Kampung Lama sebagai Yang Spiritual dan Material
RakatNtt.com – Kampung lama atau dalam bahasa Kedang (Nari’ Edang) disebut sebagai Leu Tuan memiliki kaitan erat dengan kehidupan masyarakat Kedang. Frasa Leu Tuan secara harafiah bisa diartikan sebagai kampung lama; Leu artinya kampung, Tuan artinya lama.
Tak hanya itu, Leu Tuan juga bisa berarti kampung leluhur. Kata Tuan dalam bahasa Kedang juga artinya leluhur – dan juga cicak; tuan adalah kata yang memiliki makna polisemi.
Orang Kedang hingga sekarang masih merawat kampung lamanya sebagai tempat bersejarah. Bahkan kampung lama memiliki makna kelas sosial budaya; suku yang tidak memiliki kampung lama dianggap masih terombang-ambing keberadaannya atau suku yang secara adat tidak punya dasar yang kokoh.
Terlepas dari itu, dalam tulisan singkat dan sederhana ini, ada dua hal penting yang melekat pada keberadaan kampung lama bagi orang Kedang.
Pertama, sebagai Yang Spiritual
Kampung lama bukan saja sebagai sebuah tempat melainkan lebih dari itu ialah tempat yang memiliki nilai spiritual bagi kehidupan orang Kedang.
Roh para leluhur dipercaya selalu ada di kampung lama; pusat-pusat ritual sakral selalu dilakukan di kampung lama, batu-batu sakral (lapa’ tarang) yang dipercaya memiliki kekuatan di luar nalar manusia. Ada mi’er renga (tentara gaib) yang selalu hidup dan melindungi kampung lama dan masih banyak lagi keyakinan spiritual yang terus hidup.
Di tempat ini juga, ada jenis pohon tertentu yang tidak boleh dipotong apalagi ditebang misalnya pohon rita yang sudah disahkan sebagai pohon kehidupan melalui ritual adat (ite arin).
Kampung lama juga dipercaya sebagai tempat suci karena itu orang yang datang melakukan ritual di tempat ini harus memiliki tujuan yang positif bukan sebagai “mata-mata.”
Nilai spiritual ini menjadi dasar bagi orang Kedang untuk terus merawatnya. Biasanya di kampung lama dibangun rumah adat (ebang huna hale) juga ada huna lelang sebagai simbol bersatunya leluhur laki-laki dan perempuan.
Lantaran kampung lama memiliki nilai spiritual, maka setiap orang yang berkunjung khususnya saat melakukan ritual harus benar-benar memiliki hati yang jernih untuk masuk pada area ritual.
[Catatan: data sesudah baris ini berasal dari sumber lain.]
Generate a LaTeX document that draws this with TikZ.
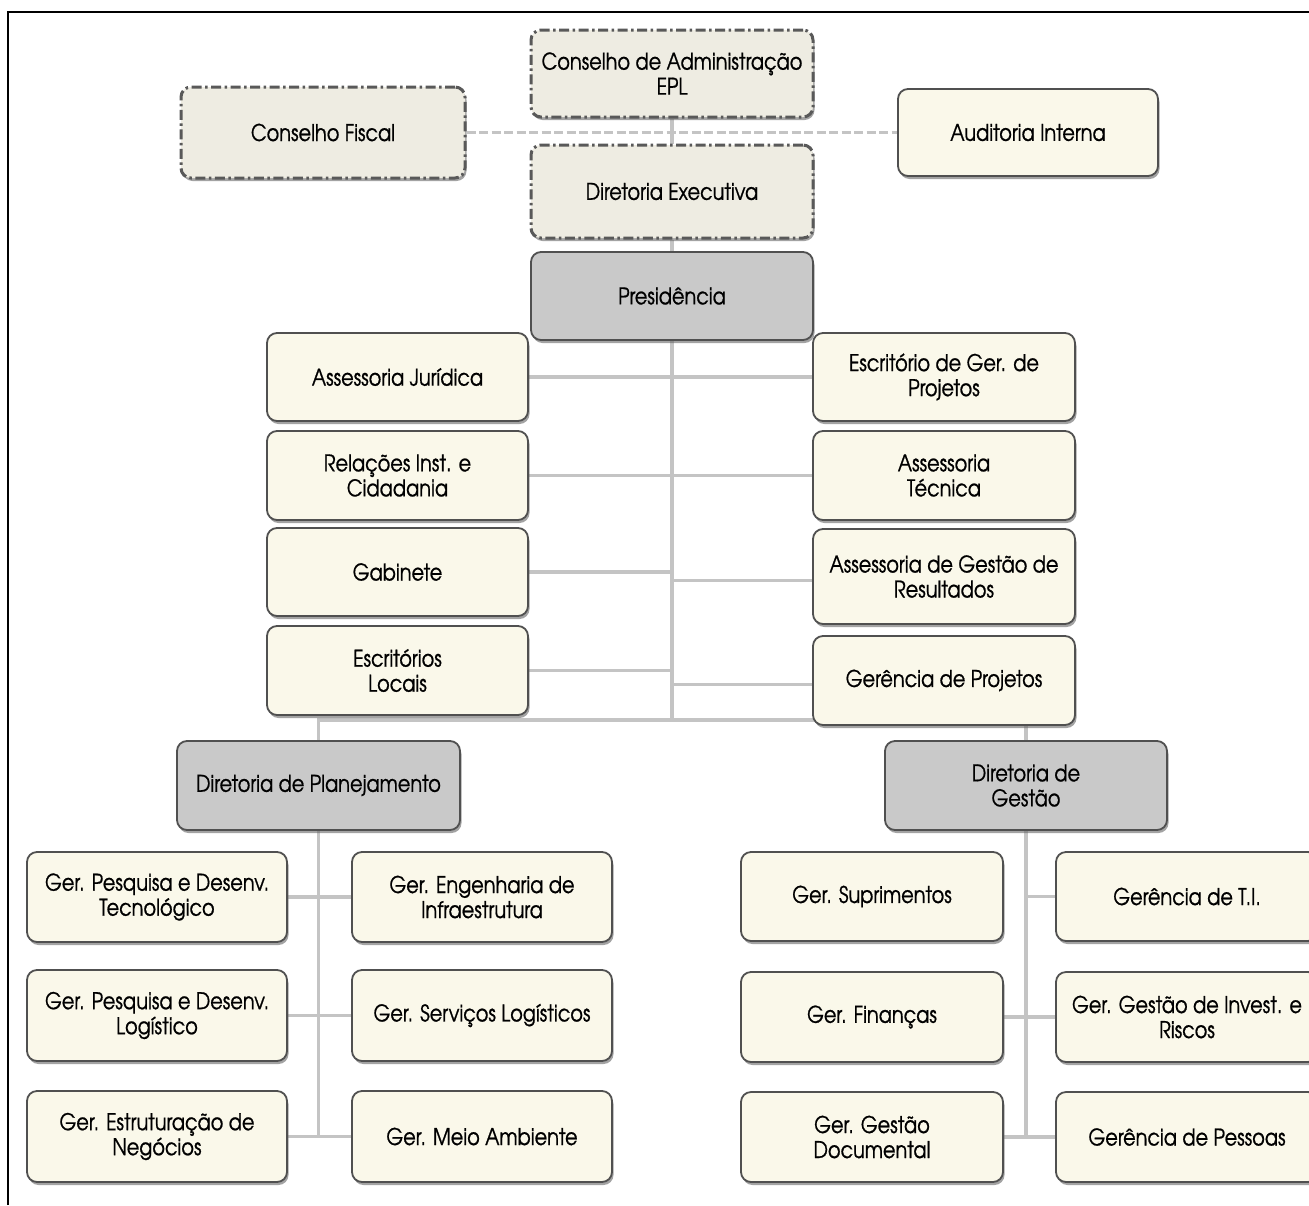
\documentclass[tikz,border=0pt]{standalone}
\usepackage{fontspec}
\setmainfont{texgyreadventor-regular.otf}[FakeStretch=0.84,FakeBold=0.8]
\usetikzlibrary{shadows,backgrounds}
\definecolor{cream}{RGB}{250,248,234}
\definecolor{dashfill}{RGB}{238,236,226}
\definecolor{boxgray}{RGB}{201,201,201}
\definecolor{edge}{RGB}{80,80,80}
\definecolor{conn}{RGB}{196,196,196}
\pgfdeclareverticalshading{creamsh}{100bp}{color(0bp)=(cream!45!black); color(5bp)=(cream!70!black); color(14bp)=(cream); color(84bp)=(cream); color(100bp)=(cream!30!white)}
\pgfdeclareverticalshading{graysh}{100bp}{color(0bp)=(boxgray!50!black); color(5bp)=(boxgray!75!black); color(14bp)=(boxgray); color(84bp)=(boxgray); color(100bp)=(boxgray!45!white)}
\pgfdeclareverticalshading{dashsh}{100bp}{color(0bp)=(dashfill!65!black); color(8bp)=(dashfill); color(100bp)=(dashfill)}
\tikzset{
  base/.style={rounded corners=10pt, draw=edge, line width=1.8pt, align=center, inner sep=2pt,
    text=black, font=\fontsize{23}{25}\selectfont,
    drop shadow={shadow xshift=1.5pt, shadow yshift=-3pt, fill=black!60, opacity=.6}},
  sz/.style 2 args={minimum width=#1pt, minimum height=#2pt},
  unitbox/.style={base, shading=creamsh},
  headbox/.style={base, shading=graysh},
  boardbox/.style={base, shading=dashsh, draw=black!65, line width=3pt,
    dash pattern=on 10pt off 3.5pt on 2.5pt off 3.5pt},
  link/.style={draw=conn, line width=3.2pt},
  dlink/.style={draw=conn, line width=3.2pt, dash pattern=on 9pt off 3.5pt},
}
\begin{document}
\begin{tikzpicture}[x=1pt, y=-1pt]
\useasboundingbox (0,0) rectangle (1309,1205);
\begin{scope}
\clip (0,0) rectangle (1309,1205);
% top boards
\node[boardbox, sz={282}{87}] (cadm) at (672,73.5) {Conselho de Administração\\EPL};
\node[boardbox, sz={284}{91}] (cfis) at (323,132.5) {Conselho Fiscal};
\node[boardbox, sz={282}{93}] (dexe) at (672,191.5) {Diretoria Executiva};
\node[unitbox, sz={260}{87}] (aud) at (1028,132.5) {Auditoria Interna};
\node[headbox, sz={282}{88}] (pres) at (672,296) {Presidência};
% presidency units
\node[unitbox, sz={261}{88}] (ajur) at (397.5,377) {Assessoria Jurídica};
\node[unitbox, sz={261}{89}] (rel) at (397.5,475.5) {Relações Inst. e\\Cidadania};
\node[unitbox, sz={261}{88}] (gab) at (397.5,572) {Gabinete};
\node[unitbox, sz={261}{89}] (esc) at (397.5,670.5) {Escritórios\\Locais};
\node[unitbox, sz={262}{88}] (egp) at (944,377) {Escritório de Ger. de\\Projetos};
\node[unitbox, sz={262}{89}] (atec) at (944,475.5) {Assessoria\\Técnica};
\node[unitbox, sz={262}{95}] (agr) at (944,576.5) {Assessoria de Gestão de\\Resultados};
\node[unitbox, sz={262}{89}] (gproj) at (944,680.5) {Gerência de Projetos};
% directorates
\node[headbox, sz={283}{89}] (dplan) at (318.5,785.5) {Diretoria de Planejamento};
\node[headbox, sz={282}{89}] (dges) at (1026,785.5) {Diretoria de\\Gestão};
% planning units
\node[unitbox, sz={260}{90}] (pdt) at (157,897) {Ger. Pesquisa e Desenv.\\Tecnológico};
\node[unitbox, sz={260}{91}] (pdl) at (157,1015.5) {Ger. Pesquisa e Desenv.\\Logístico};
\node[unitbox, sz={260}{91}] (est) at (157,1136.5) {Ger. Estruturação de\\Negócios};
\node[unitbox, sz={260}{90}] (eng) at (482,897) {Ger. Engenharia de\\Infraestrutura};
\node[unitbox, sz={260}{91}] (slog) at (482,1015.5) {Ger. Serviços Logísticos};
\node[unitbox, sz={260}{91}] (mamb) at (482,1136.5) {Ger. Meio Ambiente};
% management units
\node[unitbox, sz={262}{89}] (sup) at (872,896.5) {Ger. Suprimentos};
\node[unitbox, sz={262}{90}] (fin) at (872,1017) {Ger. Finanças};
\node[unitbox, sz={262}{90}] (doc) at (872,1137) {Ger. Gestão\\Documental};
\node[unitbox, sz={262}{89}] (ti) at (1187,896.5) {Gerência de T.I.};
\node[unitbox, sz={262}{90}] (inv) at (1187,1017) {Ger. Gestão de Invest. e\\Riscos};
\node[unitbox, sz={262}{90}] (pes) at (1187,1137) {Gerência de Pessoas};
\coordinate (jT) at (672,720);
\begin{scope}[on background layer]
\fill[white] (0,0) rectangle (1309,1205);
\draw[dlink] (cfis.east) -- (aud.west);
\draw[link] (cadm.south) -- (dexe.north);
\draw[link] (dexe.south) -- (pres.north);
\draw[link] (pres.south) -- (jT);
\draw[link] (ajur.east) -- (egp.west);
\draw[link] (rel.east) -- (atec.west);
\draw[link] (gab.east) -- (gab.east -| jT);
\draw[link] ([yshift=-4pt]agr.west) -- ([yshift=-4pt]agr.west -| jT);
\draw[link] (esc.east) -- (esc.east -| jT);
\draw[link] ([yshift=-4pt]gproj.west) -- ([yshift=-4pt]gproj.west -| jT);
\draw[link] (dplan.north) -- (dplan.north |- jT) -- (dges.north |- jT) -- (dges.north);
\draw[link] (dplan.south) -- (dplan.south |- est.east);
\draw[link] (pdt.east) -- (eng.west);
\draw[link] (pdl.east) -- (slog.west);
\draw[link] (est.east) -- (mamb.west);
\draw[link] (dges.south) -- (dges.south |- doc.east);
\draw[link] (dges.south |- ti.west) -- (ti.west);
\draw[link] (fin.east) -- (inv.west);
\draw[link] (doc.east) -- (pes.west);
\end{scope}
\draw[line width=2.6pt, black] (8,1205) -- (8,12) -- (1309,12);
\end{scope}
\end{tikzpicture}
\end{document}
Nilai spiritual ini pula mendorong setiap orang untuk tetap menyadari bahwa selain manusia ada juga kekuatan lain yang saling berhubungan dan saling menjaga untuk sebuah kehidupan yang lebih baik.
Kedua, sebagai Yang Material
Selain nilai spiritual, kampung lama juga melekat dengan nilai material. Artinya, di luar area ritual, ada tempat-tempat yang dijadikan sebagai kebun milik warga suku, misalnya kelapa, kemiri, kakao, keladi, porang, pisang, tempat pelihara kambing, babi, ayam dan lain sebagainya.
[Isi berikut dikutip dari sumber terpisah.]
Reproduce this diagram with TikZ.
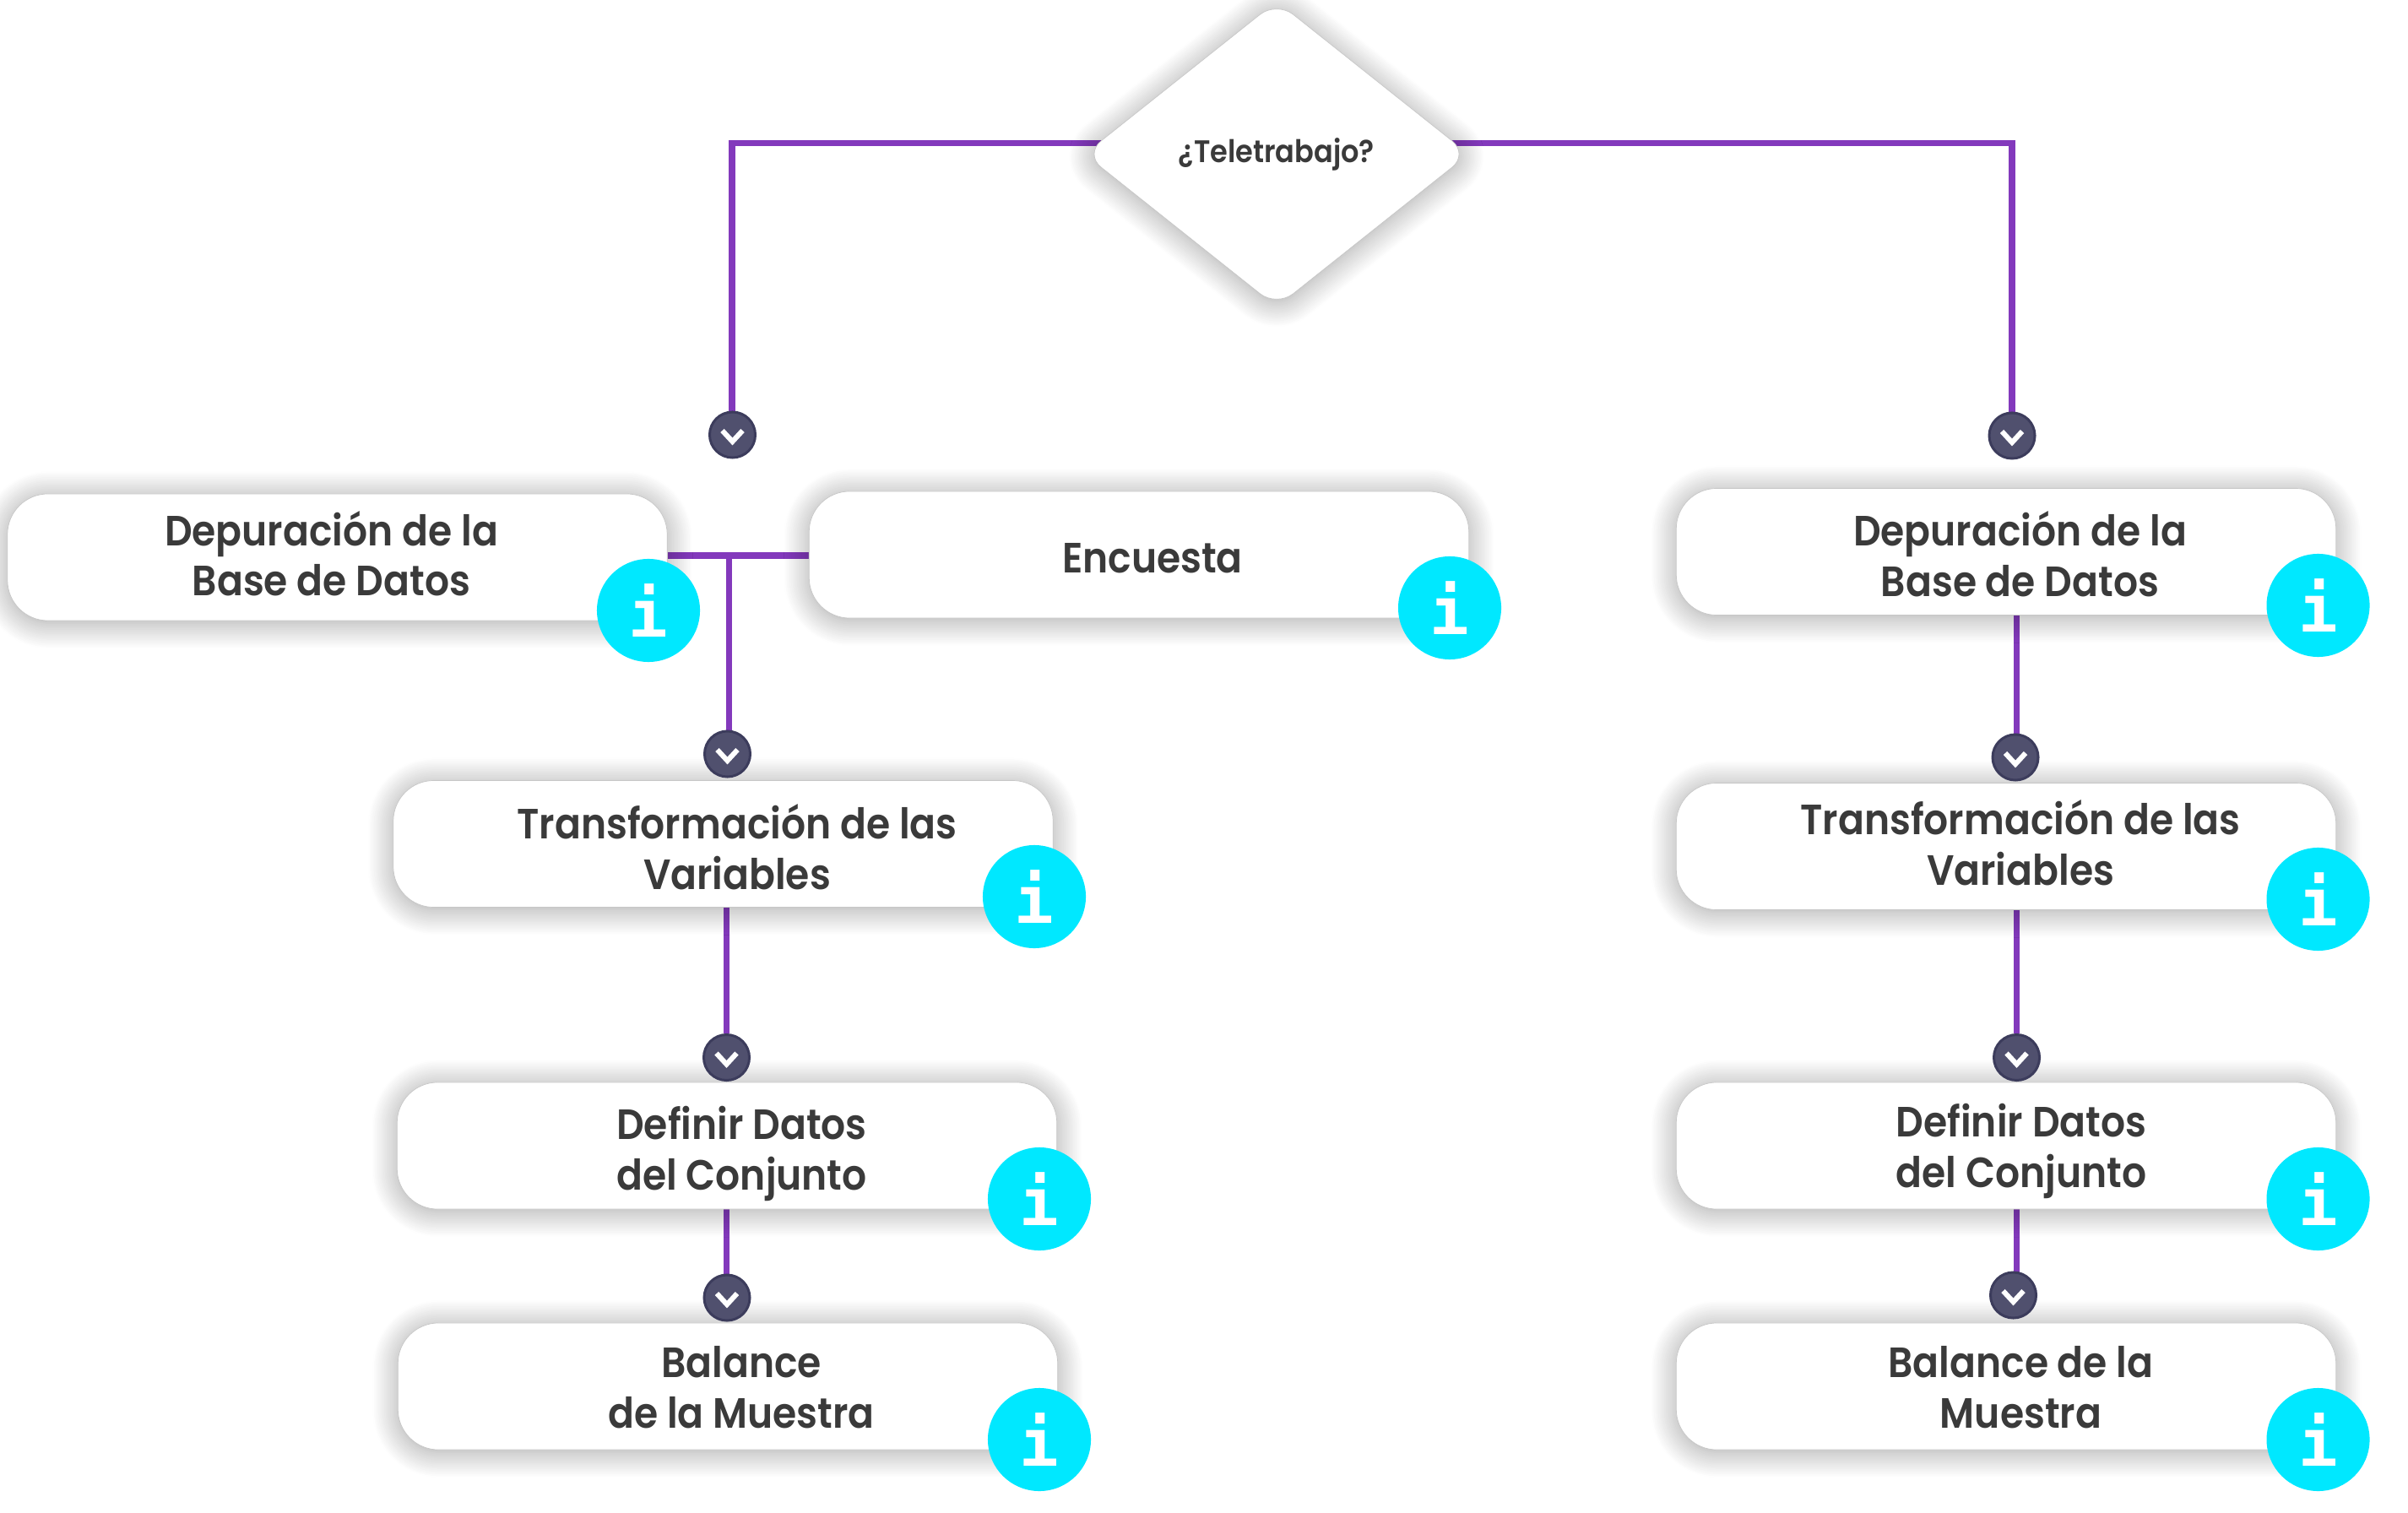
\documentclass[tikz,border=0pt]{standalone}
\usepackage{fontspec}
\setmainfont{Poppins SemiBold}[FakeStretch=0.91]
\newfontfamily\iconofont{DejaVu Sans Mono}
\usetikzlibrary{shapes.geometric,shadows.blur,backgrounds}
\definecolor{violeta}{HTML}{8339BC}
\definecolor{texto}{HTML}{3A3A3A}
\definecolor{chevfondo}{HTML}{50506E}
\definecolor{chevborde}{HTML}{3C3C5C}
\definecolor{infofondo}{HTML}{00E8FF}
\tikzset{
    sombra/.style={blur shadow={shadow xshift=0cm, shadow yshift=-0.03cm, shadow blur radius=0.3cm, shadow blur steps=18, shadow opacity=37}},
    caja/.style={rectangle, rounded corners=0.48cm, fill=white, draw=black!22, line width=0.2pt, minimum width=7.81cm, minimum height=1.5cm, sombra},
    etiqueta/.style={anchor=base, align=center, text=texto, inner sep=0pt, font=\fontsize{14.25}{16.97}\selectfont},
    rombo/.style={diamond, aspect=1.26, inner sep=0pt, rounded corners=0.25cm, fill=white, draw=black!22, line width=0.2pt, minimum width=4.55cm, minimum height=3.62cm, text=texto, font=\fontsize{10.5}{12}\selectfont, sombra},
    info/.style={circle, fill=infofondo, minimum size=1.22cm, inner sep=0pt, text=white, font=\fontsize{22}{22}\iconofont\bfseries},
    chev/.style={circle, fill=chevfondo, draw=chevborde, line width=0.03cm, minimum size=0.54cm, inner sep=0pt},
    linea/.style={draw=violeta, line width=0.078cm},
}
\newcommand{\flecha}[1]{\draw[white, line width=0.06cm] ([xshift=-0.12cm, yshift=0.05cm]#1.center) -- ([yshift=-0.08cm]#1.center) -- ([xshift=0.12cm, yshift=0.05cm]#1.center);}
\begin{document}
\begin{tikzpicture}[x=0.01cm, y=-0.01cm]
    \useasboundingbox (0,0) rectangle (2852,1792);

    % rombo y cajas
    \node[rombo] (tele) at (1512,182.5) {¿Teletrabajo?};
    \node[caja] (dep1) at (399.5,660) {};
    \node[caja] (enc) at (1349,657) {};
    \node[caja] (tra1) at (856.5,999.5) {};
    \node[caja] (def1) at (861,1357) {};
    \node[caja] (bal1) at (862,1642) {};
    \node[caja] (dep2) at (2376,653.5) {};
    \node[caja] (tra2) at (2376,1002.5) {};
    \node[caja] (def2) at (2376,1357) {};
    \node[caja] (bal2) at (2376,1642) {};

    % textos de las cajas
    \node[etiqueta] (tdep1) at (392.5,706) {Depuración de la\\Base de Datos};
    \node[etiqueta] (tenc) at (1365,679) {Encuesta};
    \node[etiqueta] (ttra1) at (873,1053.5) {Transformación de las\\Variables};
    \node[etiqueta] (tdef1) at (878.5,1409) {Definir Datos\\del Conjunto};
    \node[etiqueta] (tbal1) at (878,1691.5) {Balance\\de la Muestra};
    \node[etiqueta] (tdep2) at (2392.5,706.5) {Depuración de la\\Base de Datos};
    \node[etiqueta] (ttra2) at (2393,1048.5) {Transformación de las\\Variables};
    \node[etiqueta] (tdef2) at (2394,1406.5) {Definir Datos\\del Conjunto};
    \node[etiqueta] (tbal2) at (2393.5,1691.5) {Balance de la\\Muestra};

    % puntos de paso
    \coordinate (giroI) at (867,169.5);
    \coordinate (giroD) at (2383,169.5);
    \coordinate (junta) at (863.5,658);

    \node[chev] (c1) at (867.5,515) {};
    \node[chev] (c2) at (2383,516) {};
    \node[chev] (c3) at (861.5,893) {};
    \node[chev] (c4) at (2387,897) {};
    \node[chev] (c5) at (860.5,1252.5) {};
    \node[chev] (c6) at (2388.5,1252.5) {};
    \node[chev] (c7) at (861,1537) {};
    \node[chev] (c8) at (2384.5,1534) {};

    \begin{scope}[on background layer]
        \path[linea] (tele |- giroI) -- (giroI) -- (giroI |- c1);
        \path[linea] (tele |- giroD) -- (giroD) -- (giroD |- c2);
        \path[linea] (dep1.east |- junta) -- (enc.west |- junta);
        \path[linea] (junta) -- (junta |- c3);
        \path[linea] (tra1.south -| c5) -- (c5);
        \path[linea] (def1.south -| c5) -- (c5 |- c7);
        \path[linea] (dep2.south -| c6) -- (c6 |- c4);
        \path[linea] (tra2.south -| c6) -- (c6);
        \path[linea] (def2.south -| c6) -- (c6 |- c8);
    \end{scope}

    \foreach \n in {c1,c2,c3,c4,c5,c6,c7,c8}{
        \flecha{\n}
    }

    \node[info] (i1) at (768,723) {i};
    \node[info] (i2) at (1717,720) {i};
    \node[info] (i3) at (1225,1062) {i};
    \node[info] (i4) at (1231,1420) {i};
    \node[info] (i5) at (1231,1705) {i};
    \node[info] (i6) at (2745.5,717) {i};
    \node[info] (i7) at (2745.5,1065) {i};
    \node[info] (i8) at (2745.5,1420) {i};
    \node[info] (i9) at (2745.5,1705) {i};
\end{tikzpicture}
\end{document}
Jadi, di kampung lama, warga suku bersangkutan menimbah dua nilai sekaligus yakni spiritual dan material. Nilai material memberikan kehidupan jasmani bagi warga suku dan spiritual memberikan kehidupan rohani.
Berkunjung ke kampung lama memang sangat berbeda. Kita bisa memaknai napak tilas sejarah para leluhur sambil menikmati ubi dan pisang bakar sekaligus air kelapa muda.
Di tempat ini pula, warga suku bisa memanen kemiri dan kelapa untuk keberlanjutan hidup keluarga.
Dari dua nilai ini, sebetulnya yang harus kita sadari bahwa setiap warisan leluhur selalu punya nilai dan relevansi untuk kehidupan pada zaman sekarang. Oleh karena itu, jika sudah lama bertualang di kota atau tanah rantau, sesekali luangkan waktu untuk kembali ke kampung moyang merasakan udara yang murni, pepohonan dengan dedaunan yang hijau, kicau burung Sawe pada ranting tertinggi pohon beringin, dan dapatkan inspirasi baik spiritual maupun material.